Kata warga, hobi saya sibuk dengan comberan got orang, mengeruk lumpur dan mengonggokkan di pinggir jalan bikin pengguna jalan merasa terganggu, mencabuti gulma di pinggir jalan untuk pengisi jogangan di halaman rumah, bertanam. Dilakukan sembarang waktu. Mubazir, celetuk dan cemooh orang. Satpam bingung, pukul 04:00an mereka kedahuluan memukul tiang listrik, pertanda waktu sekaligus kehadiran mereka. Jika ada acara tingkat RT, saya usahakan hadir. Jika ada bendera kuning, saya upayakan menjenguk sampaikan bela sungkawa, kendati hanya kenal orang.

Jangan lupa, bahwa cara berjalan berkorelasi dengan cara bicara, telah digariskan [QS Luqman (31) : 19] :Dan sederhanalah kamu dalam berjalan[*] dan lunakkanlah suaramu. Sesungguhnya seburuk-buruk suara ialah suara keledai.”

[*] Maksudnya: ketika kamu berjalan, janganlah terlampau cepat dan jangan pula terlalu lambat. Batasan ‘janganlah terlampau cepat dan jangan pula terlalu lambat’ sebagai adab berjalan atau mencontoh cara Rasulullah SAW berjalan. Dalam strata tertentu bisa bersifat universal. Bisa juga dirumuskan berdasarkan berbagai aspek ilmu pengetahuan maupun adat istiadat.

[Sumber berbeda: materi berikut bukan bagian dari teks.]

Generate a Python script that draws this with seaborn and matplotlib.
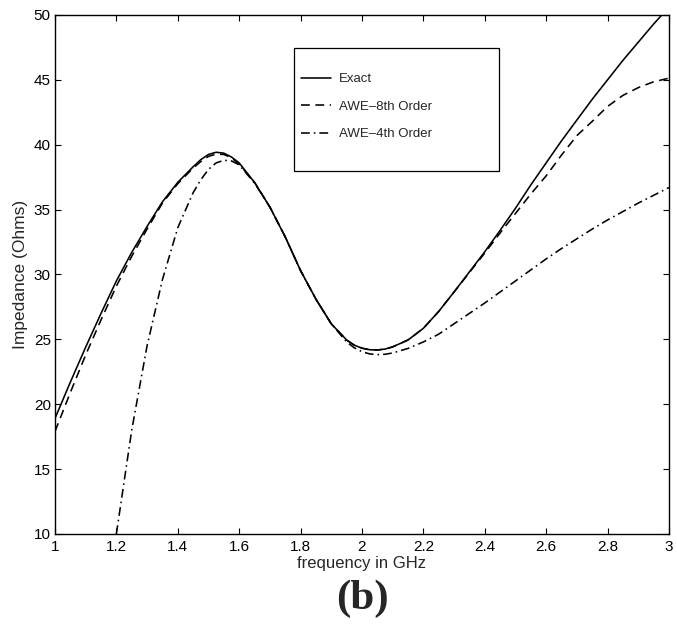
import numpy as np
import pandas as pd
import matplotlib
matplotlib.use("Agg")
import matplotlib.pyplot as plt
from matplotlib.patches import Rectangle
from matplotlib.lines import Line2D
import seaborn as sns

# ---------------- data ----------------
freq_exact = [1.00, 1.05, 1.10, 1.15, 1.20, 1.25, 1.30, 1.35, 1.40, 1.45,
              1.475, 1.50, 1.525, 1.55, 1.575, 1.60, 1.65, 1.70, 1.75, 1.80,
              1.85, 1.90, 1.95, 1.975, 2.00, 2.025, 2.05, 2.075, 2.10, 2.15,
              2.20, 2.25, 2.30, 2.35, 2.40, 2.45, 2.50, 2.55, 2.60, 2.65,
              2.70, 2.75, 2.80, 2.85, 2.90, 2.95, 3.00]
z_exact = [18.9, 21.7, 24.4, 27.0, 29.5, 31.7, 33.7, 35.6, 37.1, 38.3,
           38.85, 39.25, 39.42, 39.35, 39.05, 38.6, 37.1, 35.2, 32.9, 30.3,
           28.1, 26.2, 24.95, 24.55, 24.32, 24.2, 24.18, 24.25, 24.42, 24.95,
           25.85, 27.15, 28.65, 30.2, 31.75, 33.4, 35.1, 36.9, 38.6, 40.3,
           41.9, 43.5, 45.0, 46.5, 47.9, 49.3, 50.6]

freq_awe8 = [1.00, 1.05, 1.10, 1.15, 1.20, 1.25, 1.30, 1.35, 1.40, 1.45,
             1.475, 1.50, 1.525, 1.55, 1.575, 1.60, 1.65, 1.70, 1.75, 1.80,
             1.85, 1.90, 1.95, 1.975, 2.00, 2.025, 2.05, 2.075, 2.10, 2.15,
             2.20, 2.25, 2.30, 2.35, 2.40, 2.45, 2.50, 2.55, 2.60, 2.65,
             2.70, 2.75, 2.80, 2.85, 2.90, 2.95, 3.00]
z_awe8 = [17.9, 20.9, 23.8, 26.5, 29.1, 31.4, 33.5, 35.5, 37.0, 38.2,
          38.7, 39.1, 39.28, 39.25, 39.0, 38.5, 37.1, 35.2, 32.9, 30.3,
          28.1, 26.2, 24.95, 24.55, 24.32, 24.2, 24.18, 24.25, 24.42, 24.95,
          25.85, 27.15, 28.65, 30.15, 31.65, 33.2, 34.7, 36.2, 37.6, 39.2,
          40.7, 41.8, 42.95, 43.8, 44.4, 44.85, 45.13]

freq_awe4 = [1.20, 1.25, 1.30, 1.35, 1.40, 1.45, 1.475, 1.50, 1.525, 1.55,
             1.575, 1.60, 1.65, 1.70, 1.75, 1.80, 1.85, 1.90, 1.95, 1.975,
             2.00, 2.025, 2.05, 2.075, 2.10, 2.15, 2.20, 2.25, 2.30, 2.35,
             2.40, 2.45, 2.50, 2.55, 2.60, 2.65, 2.70, 2.75, 2.80, 2.85,
             2.90, 2.95, 3.00]
z_awe4 = [10.0, 18.0, 24.5, 29.6, 33.6, 36.3, 37.3, 38.1, 38.6, 38.8,
          38.75, 38.45, 37.05, 35.2, 32.9, 30.3, 28.1, 26.2, 24.8, 24.35,
          24.05, 23.88, 23.82, 23.85, 23.95, 24.3, 24.8, 25.4, 26.2, 27.0,
          27.8, 28.65, 29.5, 30.35, 31.2, 32.0, 32.75, 33.5, 34.2, 34.85,
          35.5, 36.1, 36.7]

series_names = ["Exact", "AWE\u20138th Order", "AWE\u20134th Order"]
x_ticks = [1, 1.2, 1.4, 1.6, 1.8, 2, 2.2, 2.4, 2.6, 2.8, 3]
x_ticklabels = ["1", "1.2", "1.4", "1.6", "1.8", "2", "2.2", "2.4", "2.6", "2.8", "3"]
y_ticks = [10, 15, 20, 25, 30, 35, 40, 45, 50]

df = pd.concat([
    pd.DataFrame({"f": freq_exact, "z": z_exact, "s": series_names[0]}),
    pd.DataFrame({"f": freq_awe8, "z": z_awe8, "s": series_names[1]}),
    pd.DataFrame({"f": freq_awe4, "z": z_awe4, "s": series_names[2]}),
], ignore_index=True)

# ---------------- style ----------------
sns.set_style("ticks")
plt.rcParams["font.family"] = ["Liberation Sans", "DejaVu Sans"]

fig = plt.figure(figsize=(6.77, 6.32), dpi=100)
ax = fig.add_axes([0.0812, 0.1551, 0.9069, 0.8212])

dash_map = {series_names[0]: "",
            series_names[1]: (5.5, 3.5),
            series_names[2]: (5.5, 2.5, 1, 2.5)}

sns.lineplot(data=df, x="f", y="z", style="s", dashes=dash_map,
             color="black", linewidth=1.15, legend=False, ax=ax,
             estimator=None, sort=False)

ax.set_xlim(1, 3)
ax.set_ylim(10, 50)
ax.set_xticks(x_ticks)
ax.set_xticklabels(x_ticklabels)
ax.set_yticks(y_ticks)
ax.tick_params(direction="in", length=4.5, width=0.8, top=True, right=True,
               labelsize=11, colors="black", pad=4)
ax.tick_params(axis="y", pad=3)
for sp in ax.spines.values():
    sp.set_visible(True)
    sp.set_color("black")
    sp.set_linewidth(1.0)

ax.set_xlabel("frequency in GHz", fontsize=12, labelpad=2)
ax.set_ylabel("Impedance (Ohms)", fontsize=12.5, labelpad=4)

# legend
handles = [Line2D([], [], color="black", lw=1.15, linestyle="-"),
           Line2D([], [], color="black", lw=1.15, dashes=dash_map[series_names[1]]),
           Line2D([], [], color="black", lw=1.15, dashes=dash_map[series_names[2]])]
leg = ax.legend(handles, series_names, loc="upper left",
                bbox_to_anchor=(0.4007, 0.888), frameon=False,
                fontsize=9.5, handlelength=2.3, handletextpad=0.6,
                labelspacing=1.15, borderpad=0, borderaxespad=0)
ax.add_patch(Rectangle((0.389, 0.699), 0.334, 0.237, transform=ax.transAxes,
                       fill=False, edgecolor="black", linewidth=0.9, zorder=5))

fig.text(0.535, 0.053, "(b)", ha="center", va="center",
         fontfamily=["Liberation Serif", "DejaVu Serif"], fontweight="bold",
         fontsize=31)

fig.savefig("out.png", dpi=100, facecolor="white")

Akhir kata, jika seolah harus memilih dari dua pilihan yang tersedia, biasanya kita memilih kedua-duanya. Artinya, kita memilih berbusana sekaligus bertindak (pikir, ucap dan kelakuan) berdasarkan ajaran agama Islam. Dipadupadankan, dikombinasikan secara sinerji, selaras, serasi, seimbang dan bermartabat. [HaeN].